門の左右には風神と雷神が彫刻されていて、格調の高さが感じられます。下は雷神です。
この門から続く道を三百メートルほど南に行くと、舎人親王が観音様を感得されたという伏し拝みの伝承地があります。
境内に戻り、こちらが本堂。もともとあった本堂は建治三年(一二七七)に焼失し、現存の本堂は建武四年(一三三七)の再建です。国の重要文化財。堂内には御本尊の千手千眼観世音菩薩がお祀りされています。秘仏のため通常拝観はできませんが、十一月三日にご開帳になるとのことなので、是非拝観したいものです。
堂内には舎人親王像もお祀りされています。
磐座はこの本堂の奥にあり、磐座のさらに奥には三重塔が、そこから山頂をめざし上がっていくと松尾山神社です。
現存の三重塔は旧材を用いた明治時代の再建とのことですが、寺伝によれば最初の塔は承和二年(八三五)に建てられたようです。後水尾天皇の持仏だった如意輪観音像がお祀りされています。
舎人親王の毛骨を収めたと伝わる十三重の石塔を見ながら石段を上がったところ松尾山神社が鎮座しています。
神社境内からは古瓦や陶器の破片などが見つかっていて、南惣門を出たところにある宝蔵殿に展示されています。
お参りを済ませ石段を下る途中、顔をあげれば目の前に斑鳩の風景が拡がり、はるか彼方には吉野や金剛葛城の山並が望めます。
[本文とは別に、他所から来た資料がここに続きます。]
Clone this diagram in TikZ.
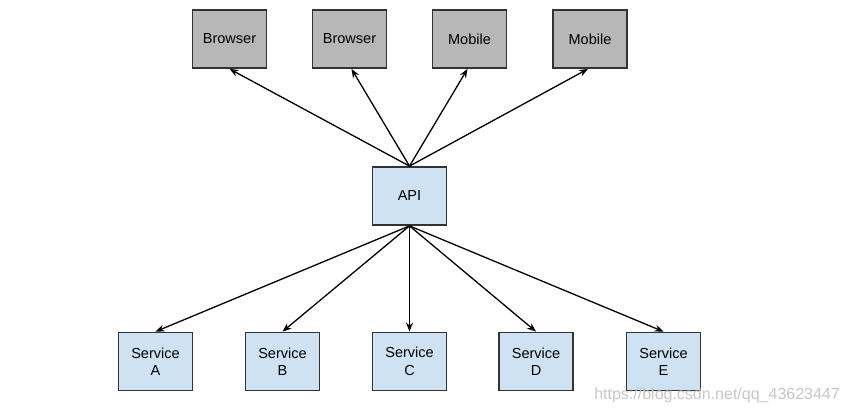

松尾寺は室町時代以降修験道当山派の拠点としても栄えたといいます。当山派は吉野の金峯山を主な修行場とする真言系の修験道。実際には三十キロ以上離れていますが、厳しい修行をこなす行者にはたいした距離ではなかったでしょうし、この風景を見れば当地が吉野と繋がりを持っていたことは容易に理解できます。
ちなみに宝蔵館には、松尾山神社境内からの出土品のほか、円空作役行者像や平安時代の十一面観音像(重要文化財)などが展示されています。その中でひときわ眼を惹くのはおそらく元は千手観音像だっただろうと思われる焼損仏です。
これは本堂の解体修理中屋根裏から見つかったもので、元の御本尊だったのではないかと考えられているそうです。頭部も腕も焼失し焼け焦げた胴体だけの像ですが、ここまでになると木の生命力が剥き出しになったようで、強く訴えかけるものがあります。この焼損仏を世に広めたのは白洲正子さんでした。白洲さんは『十一面観音巡礼』でこの像を「トルソー」と呼び、「これは正しく自然の木に還元した菩薩の像である。地獄の業火に焼かれ、千数百年の風雪に堪えて、朽木と化したその姿は、身をもって仏の慈悲を示しているような感じがする。」と書かれています。この像にこれ以上の説明は不要でしょう。案内し説明してくださったご住職は、「いまはガラスケースもなくこのように間近で拝観できますが、次回来られたとき同じように拝観できる保証はありません。縁あって今日ここに来られた皆様は、是非お近くでお参りください」と言われました。一期一会。焼損仏の正面に立ち、手をかざすと、ほんのり温かみを感じました。それは木の命のぬくもりであり、ひいては菩薩の慈悲のぬくもりなのでしょう。
次回は是非法隆寺から山道を歩いて松尾寺にお参りしたいと思います。この道は創建当初からそう変わってはいないでしょう。法隆寺創建から千四百年以上、松尾寺創建から千三百年以上。その時間の隔たりを超えて時空に身を浸す喜びというのが、古道にはありますので。